##### Exercise materials

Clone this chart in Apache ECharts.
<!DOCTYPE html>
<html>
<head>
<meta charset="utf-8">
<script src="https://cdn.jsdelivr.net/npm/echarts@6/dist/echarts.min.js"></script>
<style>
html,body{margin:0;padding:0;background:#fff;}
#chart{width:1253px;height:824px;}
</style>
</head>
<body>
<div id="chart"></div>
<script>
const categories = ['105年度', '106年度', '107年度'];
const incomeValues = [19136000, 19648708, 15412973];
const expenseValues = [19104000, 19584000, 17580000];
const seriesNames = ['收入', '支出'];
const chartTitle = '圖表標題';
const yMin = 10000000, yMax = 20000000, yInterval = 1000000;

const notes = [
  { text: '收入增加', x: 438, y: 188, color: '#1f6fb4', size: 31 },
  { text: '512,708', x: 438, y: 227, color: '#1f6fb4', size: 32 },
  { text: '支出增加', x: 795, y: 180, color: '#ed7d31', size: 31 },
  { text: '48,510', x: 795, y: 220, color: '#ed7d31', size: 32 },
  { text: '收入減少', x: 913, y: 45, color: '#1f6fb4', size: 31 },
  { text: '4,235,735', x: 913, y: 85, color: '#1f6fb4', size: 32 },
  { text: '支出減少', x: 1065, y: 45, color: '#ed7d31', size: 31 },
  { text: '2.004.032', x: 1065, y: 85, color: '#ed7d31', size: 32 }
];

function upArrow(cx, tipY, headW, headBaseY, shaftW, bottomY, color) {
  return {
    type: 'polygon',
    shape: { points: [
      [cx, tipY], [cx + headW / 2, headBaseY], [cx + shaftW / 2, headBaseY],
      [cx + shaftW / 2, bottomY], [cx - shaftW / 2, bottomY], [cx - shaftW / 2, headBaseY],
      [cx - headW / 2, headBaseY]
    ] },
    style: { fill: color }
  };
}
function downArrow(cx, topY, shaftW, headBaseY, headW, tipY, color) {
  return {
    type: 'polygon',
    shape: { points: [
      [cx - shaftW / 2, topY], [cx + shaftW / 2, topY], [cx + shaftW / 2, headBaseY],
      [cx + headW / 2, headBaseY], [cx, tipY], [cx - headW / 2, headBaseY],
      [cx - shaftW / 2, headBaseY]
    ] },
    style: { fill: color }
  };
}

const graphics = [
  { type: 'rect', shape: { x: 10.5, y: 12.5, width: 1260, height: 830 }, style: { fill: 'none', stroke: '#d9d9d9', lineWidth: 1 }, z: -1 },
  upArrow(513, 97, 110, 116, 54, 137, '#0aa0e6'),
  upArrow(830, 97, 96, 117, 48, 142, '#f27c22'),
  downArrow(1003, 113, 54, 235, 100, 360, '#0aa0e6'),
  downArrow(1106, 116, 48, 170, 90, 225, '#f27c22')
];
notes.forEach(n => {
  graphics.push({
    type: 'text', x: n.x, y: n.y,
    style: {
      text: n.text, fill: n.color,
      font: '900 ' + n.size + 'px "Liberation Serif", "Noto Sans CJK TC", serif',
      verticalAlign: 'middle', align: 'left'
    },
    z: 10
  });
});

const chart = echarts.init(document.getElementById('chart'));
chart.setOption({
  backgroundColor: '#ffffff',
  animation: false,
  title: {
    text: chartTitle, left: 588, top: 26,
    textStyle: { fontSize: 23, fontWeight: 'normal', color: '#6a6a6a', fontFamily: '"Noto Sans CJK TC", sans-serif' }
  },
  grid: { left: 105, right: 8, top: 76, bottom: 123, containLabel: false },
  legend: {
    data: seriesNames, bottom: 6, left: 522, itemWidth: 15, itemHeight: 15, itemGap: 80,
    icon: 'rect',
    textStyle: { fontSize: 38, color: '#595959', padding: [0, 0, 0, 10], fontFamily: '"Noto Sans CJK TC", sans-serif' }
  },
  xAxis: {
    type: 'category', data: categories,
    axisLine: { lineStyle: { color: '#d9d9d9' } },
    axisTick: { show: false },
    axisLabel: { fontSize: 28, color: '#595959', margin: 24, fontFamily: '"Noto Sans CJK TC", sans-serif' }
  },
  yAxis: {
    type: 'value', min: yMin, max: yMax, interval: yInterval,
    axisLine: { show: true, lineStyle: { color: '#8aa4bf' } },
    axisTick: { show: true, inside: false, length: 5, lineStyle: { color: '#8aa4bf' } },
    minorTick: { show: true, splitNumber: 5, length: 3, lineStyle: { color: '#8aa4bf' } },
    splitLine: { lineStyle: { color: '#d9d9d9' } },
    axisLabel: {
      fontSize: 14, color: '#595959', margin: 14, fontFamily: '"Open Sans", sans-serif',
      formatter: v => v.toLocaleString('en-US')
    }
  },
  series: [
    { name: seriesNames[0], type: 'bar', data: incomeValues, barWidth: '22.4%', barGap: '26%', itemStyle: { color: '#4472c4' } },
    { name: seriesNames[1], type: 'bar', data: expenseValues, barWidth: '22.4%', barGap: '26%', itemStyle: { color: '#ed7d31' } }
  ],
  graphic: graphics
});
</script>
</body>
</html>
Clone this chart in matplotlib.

##########

Aim:
Extract every line containing the string "Clone" from the material.

In response:
Clone this chart in Apache ECharts.
Clone this chart in matplotlib.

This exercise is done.